> [TASK GOAL]
Exactly as written, write out the lines below from the first to the one containing "plt.rcParams['font.family'] = ['Liberation", inclusive. Pictures do not belong in the copy.

> [RAW DATA]
----------

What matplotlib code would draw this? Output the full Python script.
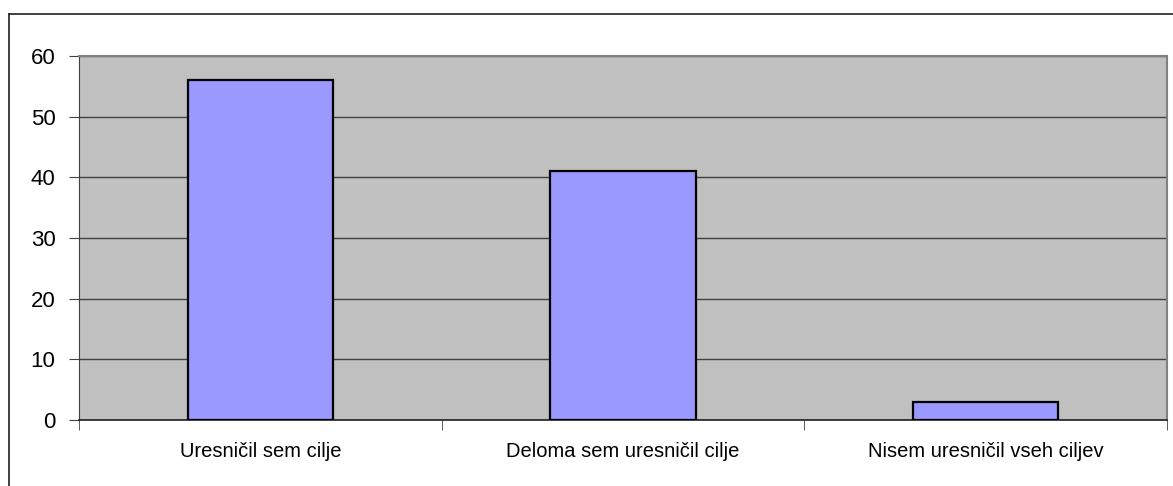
import matplotlib.pyplot as plt
from matplotlib.lines import Line2D

plt.rcParams['font.family'] = ['Liberation Sans', 'DejaVu Sans']

kategorije = ["Uresničil sem cilje", "Deloma sem uresničil cilje", "Nisem uresničil vseh ciljev"]
vrednosti = [56, 41, 3]
y_oznake = [0, 10, 20, 30, 40, 50, 60]

fig = plt.figure(figsize=(11.73, 4.86), dpi=100)
ax = fig.add_axes([79 / 1173, 66 / 486, (1167 - 79) / 1173, (420 - 56) / 486])

# okvir grafa (levo in zgoraj)
fig.add_artist(Line2D([8.5 / 1173, 8.5 / 1173], [0, 1 - 14 / 486], color='#202020', lw=1.2))
fig.add_artist(Line2D([8.5 / 1173, 1], [1 - 14 / 486, 1 - 14 / 486], color='#202020', lw=1.2))

ax.set_facecolor('#C0C0C0')
x = range(len(kategorije))
ax.bar(x, vrednosti, width=0.4, color='#9999FF', edgecolor='black', linewidth=1.6, zorder=3)

ax.set_xlim(-0.5, 2.5)
ax.set_ylim(0, 60)
ax.set_yticks(y_oznake)
ax.yaxis.grid(True, color='#404040', linewidth=1, zorder=1)
ax.set_axisbelow(True)

ax.set_xticks([0, 1, 2])
ax.set_xticklabels(kategorije, fontsize=14.5)
ax.set_xticks([-0.5, 0.5, 1.5, 2.5], minor=True)
ax.tick_params(axis='x', which='major', length=0, pad=16)
ax.tick_params(axis='x', which='minor', length=7, color='#404040', direction='out')
ax.tick_params(axis='y', labelsize=16, length=7, color='#404040', pad=10)

for s in ['top', 'right']:
    ax.spines[s].set_color('#808080')
    ax.spines[s].set_linewidth(1.5)
ax.spines['left'].set_color('#404040')
ax.spines['bottom'].set_color('#202020')
ax.spines['bottom'].set_linewidth(1.2)

fig.savefig('out.png', dpi=100)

----------

> [RESPONSE]
What matplotlib code would draw this? Output the full Python script.
import matplotlib.pyplot as plt
from matplotlib.lines import Line2D

plt.rcParams['font.family'] = ['Liberation Sans', 'DejaVu Sans']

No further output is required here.